What is expected: Exactly the lines from the start of the data below through the line that contains "(0,0) rectangle (640,480);" are to be copied, with pictures left out.

■ ■ ■

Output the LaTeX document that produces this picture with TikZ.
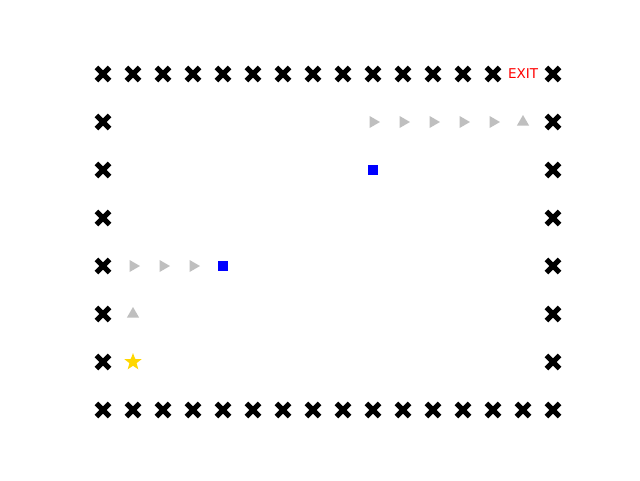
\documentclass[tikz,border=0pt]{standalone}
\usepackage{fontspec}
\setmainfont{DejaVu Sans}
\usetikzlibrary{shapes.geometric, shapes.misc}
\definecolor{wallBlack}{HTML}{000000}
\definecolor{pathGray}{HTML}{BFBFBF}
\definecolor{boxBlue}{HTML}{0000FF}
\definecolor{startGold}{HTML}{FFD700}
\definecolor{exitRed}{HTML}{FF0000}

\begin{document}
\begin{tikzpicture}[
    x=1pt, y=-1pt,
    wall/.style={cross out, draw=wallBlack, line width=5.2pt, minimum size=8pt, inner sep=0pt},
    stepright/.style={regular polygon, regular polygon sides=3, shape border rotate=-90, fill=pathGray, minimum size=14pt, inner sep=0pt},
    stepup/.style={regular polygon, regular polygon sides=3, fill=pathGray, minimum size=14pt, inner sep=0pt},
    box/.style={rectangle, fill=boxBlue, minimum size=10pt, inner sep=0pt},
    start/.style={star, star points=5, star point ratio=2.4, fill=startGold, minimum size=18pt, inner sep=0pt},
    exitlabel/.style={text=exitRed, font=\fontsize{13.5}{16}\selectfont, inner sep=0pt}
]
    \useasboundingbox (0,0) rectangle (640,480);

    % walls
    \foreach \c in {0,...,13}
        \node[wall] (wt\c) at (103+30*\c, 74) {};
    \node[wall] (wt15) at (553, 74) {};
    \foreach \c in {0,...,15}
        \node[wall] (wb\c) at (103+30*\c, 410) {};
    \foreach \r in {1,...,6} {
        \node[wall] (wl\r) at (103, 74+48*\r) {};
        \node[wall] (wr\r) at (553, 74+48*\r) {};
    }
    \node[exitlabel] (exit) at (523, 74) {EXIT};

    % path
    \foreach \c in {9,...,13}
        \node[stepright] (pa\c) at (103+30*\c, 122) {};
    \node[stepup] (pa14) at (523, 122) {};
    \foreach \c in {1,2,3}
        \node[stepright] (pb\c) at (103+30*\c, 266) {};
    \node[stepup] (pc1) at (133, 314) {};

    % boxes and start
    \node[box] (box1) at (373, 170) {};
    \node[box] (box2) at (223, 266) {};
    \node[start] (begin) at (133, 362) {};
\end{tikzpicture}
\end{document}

■ ■ ■

Response to this task:
Output the LaTeX document that produces this picture with TikZ.
\documentclass[tikz,border=0pt]{standalone}
\usepackage{fontspec}
\setmainfont{DejaVu Sans}
\usetikzlibrary{shapes.geometric, shapes.misc}
\definecolor{wallBlack}{HTML}{000000}
\definecolor{pathGray}{HTML}{BFBFBF}
\definecolor{boxBlue}{HTML}{0000FF}
\definecolor{startGold}{HTML}{FFD700}
\definecolor{exitRed}{HTML}{FF0000}

\begin{document}
\begin{tikzpicture}[
    x=1pt, y=-1pt,
    wall/.style={cross out, draw=wallBlack, line width=5.2pt, minimum size=8pt, inner sep=0pt},
    stepright/.style={regular polygon, regular polygon sides=3, shape border rotate=-90, fill=pathGray, minimum size=14pt, inner sep=0pt},
    stepup/.style={regular polygon, regular polygon sides=3, fill=pathGray, minimum size=14pt, inner sep=0pt},
    box/.style={rectangle, fill=boxBlue, minimum size=10pt, inner sep=0pt},
    start/.style={star, star points=5, star point ratio=2.4, fill=startGold, minimum size=18pt, inner sep=0pt},
    exitlabel/.style={text=exitRed, font=\fontsize{13.5}{16}\selectfont, inner sep=0pt}
]
    \useasboundingbox (0,0) rectangle (640,480);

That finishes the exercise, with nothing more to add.